Write the data out again exactly, dropping any images it holds.

start DATA PROVIDED

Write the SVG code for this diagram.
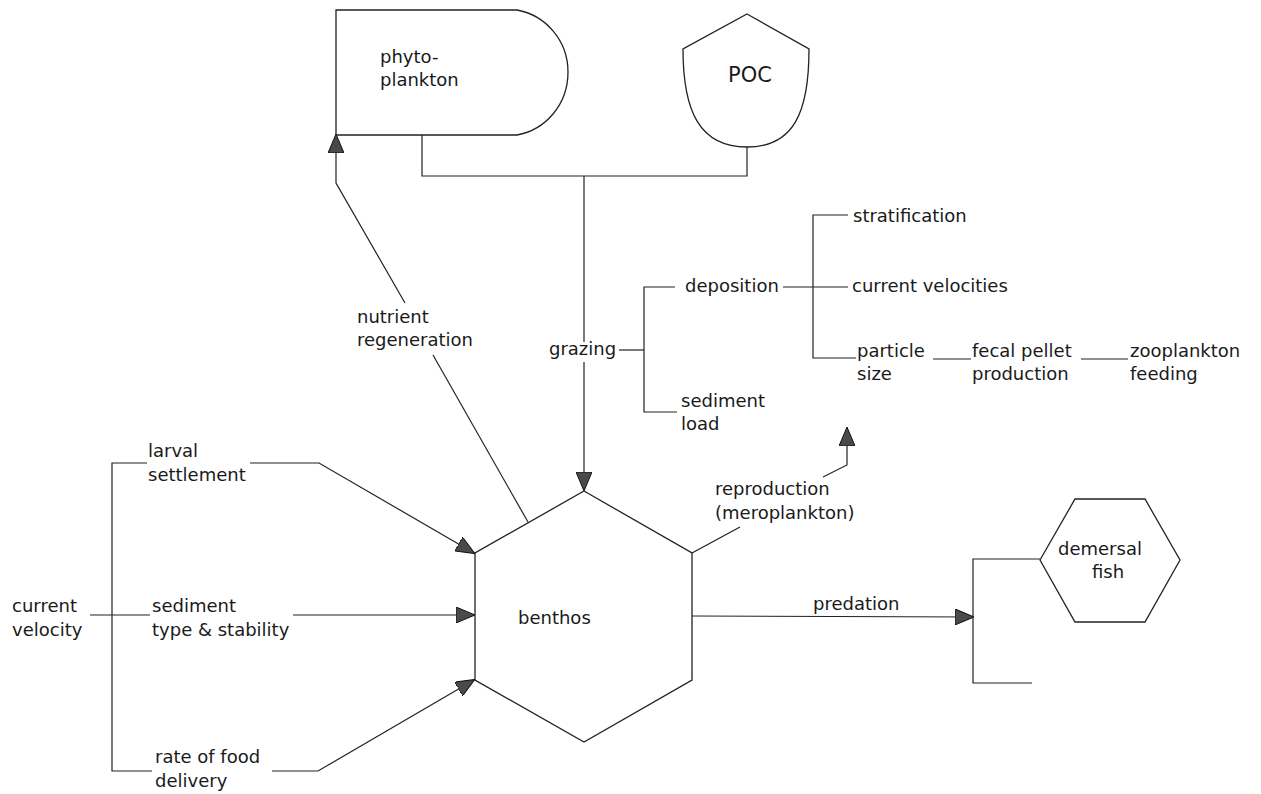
<svg xmlns="http://www.w3.org/2000/svg" width="1261" height="794" viewBox="0 0 1261 794">
  <defs>
    <style>
      .shape { fill: #ffffff; stroke: #222; stroke-width: 1.3; }
      .line { fill: none; stroke: #222; stroke-width: 1.2; }
      text { font-family: "DejaVu Sans", "Liberation Sans", sans-serif; font-size: 18px; fill: #1a1a1a; }
      .big { font-size: 21px; }
    </style>
    <marker id="arrow" viewBox="0 0 19 16" markerWidth="19" markerHeight="16" refX="18" refY="8" orient="auto" markerUnits="userSpaceOnUse">
      <path d="M0,0 L19,8 L0,16 Z" fill="#4a4a4a" stroke="#111" stroke-width="1"/>
    </marker>
  </defs>
  <rect width="1261" height="794" fill="#ffffff"/>

  <!-- connectors -->
  <g id="connectors">
    <!-- phytoplankton / POC merge into grazing -->
    <path class="line" d="M422,135 V176 H747 V147"/>
    <path class="line" d="M584,176 V342"/>
    <path class="line" d="M584,362 V490" marker-end="url(#arrow)"/>
    <!-- grazing factors -->
    <path class="line" d="M619,350 H644"/>
    <path class="line" d="M675,287 H644 V412 H677"/>
    <path class="line" d="M783,287 H848"/>
    <path class="line" d="M848,215 H813 V358 H856"/>
    <path class="line" d="M933,359 H971"/>
    <path class="line" d="M1081,359 H1128"/>
    <!-- nutrient regeneration back to phytoplankton -->
    <path class="line" d="M528,522 L433,355"/>
    <path class="line" d="M405,303 L336,183 V135" marker-end="url(#arrow)"/>
    <!-- reproduction -->
    <path class="line" d="M692,553 L740,527"/>
    <path class="line" d="M823,477 L847,465 V428" marker-end="url(#arrow)"/>
    <!-- current velocity inputs -->
    <path class="line" d="M147,463 H112 V771 H152"/>
    <path class="line" d="M90,615 H150"/>
    <path class="line" d="M250,463 H319 L474,553" marker-end="url(#arrow)"/>
    <path class="line" d="M293,615 H474" marker-end="url(#arrow)"/>
    <path class="line" d="M272,771 H318 L474,680" marker-end="url(#arrow)"/>
    <!-- predation -->
    <path class="line" d="M692,616 L973,617" marker-end="url(#arrow)"/>
    <path class="line" d="M1040,559 H973 V683 H1032"/>
  </g>

  <!-- nodes -->
  <g id="phytoplankton">
    <path class="shape" d="M336,10 H517 C545,15 568,40 568,72 C568,105 545,130 517,135 H336 Z"/>
    <text x="380" y="63">phyto-</text>
    <text x="380" y="86">plankton</text>
  </g>

  <g id="poc">
    <path class="shape" d="M747,14 L809,49 C809,112 794,147 747,147 C700,147 683,112 683,49 Z"/>
    <text class="big" x="750" y="82" text-anchor="middle">POC</text>
  </g>

  <g id="benthos">
    <path class="shape" d="M584,491 L692,553 V680 L584,742 L475,680 V553 Z"/>
    <text x="518" y="624">benthos</text>
  </g>

  <g id="demersal-fish">
    <path class="shape" d="M1040,560 L1075,499 H1145 L1180,560 L1145,622 H1075 Z"/>
    <text x="1058" y="555">demersal</text>
    <text x="1092" y="578">fish</text>
  </g>

  <g id="labels">
    <text x="549" y="355">grazing</text>
    <text x="357" y="323">nutrient</text>
    <text x="357" y="346">regeneration</text>
    <text x="685" y="292">deposition</text>
    <text x="681" y="407">sediment</text>
    <text x="681" y="430">load</text>
    <text x="853" y="222">stratification</text>
    <text x="852" y="292">current velocities</text>
    <text x="857" y="357">particle</text>
    <text x="857" y="380">size</text>
    <text x="972" y="357">fecal pellet</text>
    <text x="972" y="380">production</text>
    <text x="1130" y="357">zooplankton</text>
    <text x="1130" y="380">feeding</text>
    <text x="715" y="495">reproduction</text>
    <text x="715" y="519">(meroplankton)</text>
    <text x="148" y="457">larval</text>
    <text x="148" y="481">settlement</text>
    <text x="12" y="612">current</text>
    <text x="12" y="636">velocity</text>
    <text x="152" y="612">sediment</text>
    <text x="152" y="636">type &amp; stability</text>
    <text x="155" y="763">rate of food</text>
    <text x="155" y="787">delivery</text>
    <text x="813" y="610">predation</text>
  </g>
</svg>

end DATA PROVIDED

- _EXERCISE RESULT_:
Write the SVG code for this diagram.
<svg xmlns="http://www.w3.org/2000/svg" width="1261" height="794" viewBox="0 0 1261 794">
  <defs>
    <style>
      .shape { fill: #ffffff; stroke: #222; stroke-width: 1.3; }
      .line { fill: none; stroke: #222; stroke-width: 1.2; }
      text { font-family: "DejaVu Sans", "Liberation Sans", sans-serif; font-size: 18px; fill: #1a1a1a; }
      .big { font-size: 21px; }
    </style>
    <marker id="arrow" viewBox="0 0 19 16" markerWidth="19" markerHeight="16" refX="18" refY="8" orient="auto" markerUnits="userSpaceOnUse">
      <path d="M0,0 L19,8 L0,16 Z" fill="#4a4a4a" stroke="#111" stroke-width="1"/>
    </marker>
  </defs>
  <rect width="1261" height="794" fill="#ffffff"/>

  <!-- connectors -->
  <g id="connectors">
    <!-- phytoplankton / POC merge into grazing -->
    <path class="line" d="M422,135 V176 H747 V147"/>
    <path class="line" d="M584,176 V342"/>
    <path class="line" d="M584,362 V490" marker-end="url(#arrow)"/>
    <!-- grazing factors -->
    <path class="line" d="M619,350 H644"/>
    <path class="line" d="M675,287 H644 V412 H677"/>
    <path class="line" d="M783,287 H848"/>
    <path class="line" d="M848,215 H813 V358 H856"/>
    <path class="line" d="M933,359 H971"/>
    <path class="line" d="M1081,359 H1128"/>
    <!-- nutrient regeneration back to phytoplankton -->
    <path class="line" d="M528,522 L433,355"/>
    <path class="line" d="M405,303 L336,183 V135" marker-end="url(#arrow)"/>
    <!-- reproduction -->
    <path class="line" d="M692,553 L740,527"/>
    <path class="line" d="M823,477 L847,465 V428" marker-end="url(#arrow)"/>
    <!-- current velocity inputs -->
    <path class="line" d="M147,463 H112 V771 H152"/>
    <path class="line" d="M90,615 H150"/>
    <path class="line" d="M250,463 H319 L474,553" marker-end="url(#arrow)"/>
    <path class="line" d="M293,615 H474" marker-end="url(#arrow)"/>
    <path class="line" d="M272,771 H318 L474,680" marker-end="url(#arrow)"/>
    <!-- predation -->
    <path class="line" d="M692,616 L973,617" marker-end="url(#arrow)"/>
    <path class="line" d="M1040,559 H973 V683 H1032"/>
  </g>

  <!-- nodes -->
  <g id="phytoplankton">
    <path class="shape" d="M336,10 H517 C545,15 568,40 568,72 C568,105 545,130 517,135 H336 Z"/>
    <text x="380" y="63">phyto-</text>
    <text x="380" y="86">plankton</text>
  </g>

  <g id="poc">
    <path class="shape" d="M747,14 L809,49 C809,112 794,147 747,147 C700,147 683,112 683,49 Z"/>
    <text class="big" x="750" y="82" text-anchor="middle">POC</text>
  </g>

  <g id="benthos">
    <path class="shape" d="M584,491 L692,553 V680 L584,742 L475,680 V553 Z"/>
    <text x="518" y="624">benthos</text>
  </g>

  <g id="demersal-fish">
    <path class="shape" d="M1040,560 L1075,499 H1145 L1180,560 L1145,622 H1075 Z"/>
    <text x="1058" y="555">demersal</text>
    <text x="1092" y="578">fish</text>
  </g>

  <g id="labels">
    <text x="549" y="355">grazing</text>
    <text x="357" y="323">nutrient</text>
    <text x="357" y="346">regeneration</text>
    <text x="685" y="292">deposition</text>
    <text x="681" y="407">sediment</text>
    <text x="681" y="430">load</text>
    <text x="853" y="222">stratification</text>
    <text x="852" y="292">current velocities</text>
    <text x="857" y="357">particle</text>
    <text x="857" y="380">size</text>
    <text x="972" y="357">fecal pellet</text>
    <text x="972" y="380">production</text>
    <text x="1130" y="357">zooplankton</text>
    <text x="1130" y="380">feeding</text>
    <text x="715" y="495">reproduction</text>
    <text x="715" y="519">(meroplankton)</text>
    <text x="148" y="457">larval</text>
    <text x="148" y="481">settlement</text>
    <text x="12" y="612">current</text>
    <text x="12" y="636">velocity</text>
    <text x="152" y="612">sediment</text>
    <text x="152" y="636">type &amp; stability</text>
    <text x="155" y="763">rate of food</text>
    <text x="155" y="787">delivery</text>
    <text x="813" y="610">predation</text>
  </g>
</svg>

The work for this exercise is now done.